→ **Instruction**
Transcribe the listing in full, excluding any pictures.
++++ Data lines ++++
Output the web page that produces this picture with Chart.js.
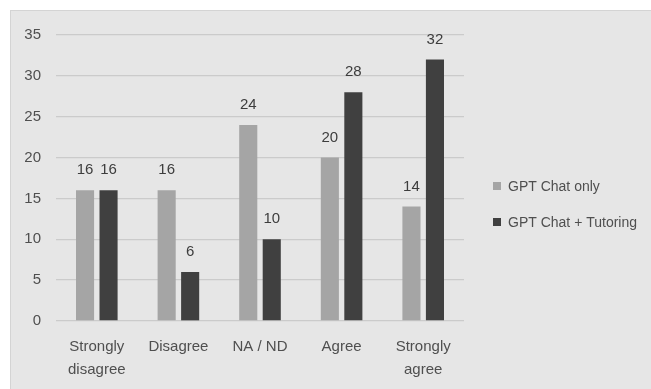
<!DOCTYPE html>
<html>
<head>
<meta charset="utf-8">
<script src="https://cdn.jsdelivr.net/npm/chart.js@4.4.1/dist/chart.umd.min.js"></script>
<style>
  html, body { margin: 0; padding: 0; background: #ffffff; }
  body { width: 651px; height: 389px; position: relative; overflow: hidden; }
  #panel {
    position: absolute; left: 10px; top: 10px; width: 640px; height: 378px;
    background: #e6e6e6; border-left: 1px solid #d4d4d4; border-top: 1px solid #d4d4d4;
  }
  #chart { display: block; }
</style>
</head>
<body>
<div id="panel"><canvas id="chart" width="640" height="378"></canvas></div>
<script>
// Survey responses per answer category
const categories = [["Strongly", "disagree"], "Disagree", "NA / ND", "Agree", ["Strongly", "agree"]];
const seriesNames = ["GPT Chat only", "GPT Chat + Tutoring"];
const chatOnly = [16, 16, 24, 20, 14];
const chatTutoring = [16, 6, 10, 28, 32];
const yTicks = [0, 5, 10, 15, 20, 25, 30, 35];

const seriesColors = ["#a5a5a5", "#404040"];
const FONT = "'Liberation Sans', Arial, sans-serif";
const TEXT = "#4f4f4f";

// Value labels above each bar
const valueLabels = {
  id: 'valueLabels',
  afterDatasetsDraw(chart) {
    const ctx = chart.ctx;
    ctx.save();
    ctx.font = "15px " + FONT;
    ctx.fillStyle = "#3d3d3d";
    ctx.textAlign = "center";
    ctx.textBaseline = "middle";
    chart.data.datasets.forEach((ds, i) => {
      chart.getDatasetMeta(i).data.forEach((bar, j) => {
        ctx.fillText(String(ds.data[j]), bar.x, bar.y - 20);
      });
    });
    ctx.restore();
  }
};

// Legend drawn to the right of the plot
const sideLegend = {
  id: 'sideLegend',
  afterDraw(chart) {
    const ctx = chart.ctx;
    const x0 = chart.chartArea.right + 29;
    const yStart = 175, step = 36, box = 8;
    ctx.save();
    ctx.font = "14px " + FONT;
    ctx.textBaseline = "middle";
    ctx.textAlign = "left";
    chart.data.datasets.forEach((ds, i) => {
      const cy = yStart + i * step;
      ctx.fillStyle = ds.backgroundColor;
      ctx.fillRect(x0, cy - box / 2, box, box);
      ctx.fillStyle = TEXT;
      ctx.fillText(ds.label, x0 + box + 7, cy + 1);
    });
    ctx.restore();
  }
};

new Chart(document.getElementById('chart'), {
  type: 'bar',
  data: {
    labels: categories,
    datasets: [
      { label: seriesNames[0], data: chatOnly, backgroundColor: seriesColors[0] },
      { label: seriesNames[1], data: chatTutoring, backgroundColor: seriesColors[1] }
    ]
  },
  options: {
    responsive: false,
    devicePixelRatio: 1,
    animation: false,
    categoryPercentage: 0.576,
    barPercentage: 0.77,
    layout: { padding: { top: 24, right: 187, bottom: 0, left: 0 } },
    plugins: {
      legend: { display: false },
      tooltip: { enabled: false }
    },
    scales: {
      x: {
        grid: { display: false, drawTicks: false },
        border: { display: false },
        ticks: {
          color: TEXT,
          font: { family: FONT, size: 15, lineHeight: 1.5 },
          padding: 15,
          maxRotation: 0,
          autoSkip: false
        },
        afterFit(scale) { scale.height = 68; }
      },
      y: {
        min: 0,
        max: 35,
        afterBuildTicks(scale) { scale.ticks = yTicks.map(v => ({ value: v })); },
        grid: { color: "#cbcbcb", lineWidth: 1.3, drawTicks: false },
        border: { display: false },
        ticks: {
          color: TEXT,
          font: { family: FONT, size: 15 },
          padding: 15
        },
        afterFit(scale) { scale.width = 45; }
      }
    }
  },
  plugins: [valueLabels, sideLegend]
});
</script>
</body>
</html>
++++
→ **Solution to this task**
Output the web page that produces this picture with Chart.js.
<!DOCTYPE html>
<html>
<head>
<meta charset="utf-8">
<script src="https://cdn.jsdelivr.net/npm/chart.js@4.4.1/dist/chart.umd.min.js"></script>
<style>
  html, body { margin: 0; padding: 0; background: #ffffff; }
  body { width: 651px; height: 389px; position: relative; overflow: hidden; }
  #panel {
    position: absolute; left: 10px; top: 10px; width: 640px; height: 378px;
    background: #e6e6e6; border-left: 1px solid #d4d4d4; border-top: 1px solid #d4d4d4;
  }
  #chart { display: block; }
</style>
</head>
<body>
<div id="panel"><canvas id="chart" width="640" height="378"></canvas></div>
<script>
// Survey responses per answer category
const categories = [["Strongly", "disagree"], "Disagree", "NA / ND", "Agree", ["Strongly", "agree"]];
const seriesNames = ["GPT Chat only", "GPT Chat + Tutoring"];
const chatOnly = [16, 16, 24, 20, 14];
const chatTutoring = [16, 6, 10, 28, 32];
const yTicks = [0, 5, 10, 15, 20, 25, 30, 35];

const seriesColors = ["#a5a5a5", "#404040"];
const FONT = "'Liberation Sans', Arial, sans-serif";
const TEXT = "#4f4f4f";

// Value labels above each bar
const valueLabels = {
  id: 'valueLabels',
  afterDatasetsDraw(chart) {
    const ctx = chart.ctx;
    ctx.save();
    ctx.font = "15px " + FONT;
    ctx.fillStyle = "#3d3d3d";
    ctx.textAlign = "center";
    ctx.textBaseline = "middle";
    chart.data.datasets.forEach((ds, i) => {
      chart.getDatasetMeta(i).data.forEach((bar, j) => {
        ctx.fillText(String(ds.data[j]), bar.x, bar.y - 20);
      });
    });
    ctx.restore();
  }
};

// Legend drawn to the right of the plot
const sideLegend = {
  id: 'sideLegend',
  afterDraw(chart) {
    const ctx = chart.ctx;
    const x0 = chart.chartArea.right + 29;
    const yStart = 175, step = 36, box = 8;
    ctx.save();
    ctx.font = "14px " + FONT;
    ctx.textBaseline = "middle";
    ctx.textAlign = "left";
    chart.data.datasets.forEach((ds, i) => {
      const cy = yStart + i * step;
      ctx.fillStyle = ds.backgroundColor;
      ctx.fillRect(x0, cy - box / 2, box, box);
      ctx.fillStyle = TEXT;
      ctx.fillText(ds.label, x0 + box + 7, cy + 1);
    });
    ctx.restore();
  }
};

new Chart(document.getElementById('chart'), {
  type: 'bar',
  data: {
    labels: categories,
    datasets: [
      { label: seriesNames[0], data: chatOnly, backgroundColor: seriesColors[0] },
      { label: seriesNames[1], data: chatTutoring, backgroundColor: seriesColors[1] }
    ]
  },
  options: {
    responsive: false,
    devicePixelRatio: 1,
    animation: false,
    categoryPercentage: 0.576,
    barPercentage: 0.77,
    layout: { padding: { top: 24, right: 187, bottom: 0, left: 0 } },
    plugins: {
      legend: { display: false },
      tooltip: { enabled: false }
    },
    scales: {
      x: {
        grid: { display: false, drawTicks: false },
        border: { display: false },
        ticks: {
          color: TEXT,
          font: { family: FONT, size: 15, lineHeight: 1.5 },
          padding: 15,
          maxRotation: 0,
          autoSkip: false
        },
        afterFit(scale) { scale.height = 68; }
      },
      y: {
        min: 0,
        max: 35,
        afterBuildTicks(scale) { scale.ticks = yTicks.map(v => ({ value: v })); },
        grid: { color: "#cbcbcb", lineWidth: 1.3, drawTicks: false },
        border: { display: false },
        ticks: {
          color: TEXT,
          font: { family: FONT, size: 15 },
          padding: 15
        },
        afterFit(scale) { scale.width = 45; }
      }
    }
  },
  plugins: [valueLabels, sideLegend]
});
</script>
</body>
</html>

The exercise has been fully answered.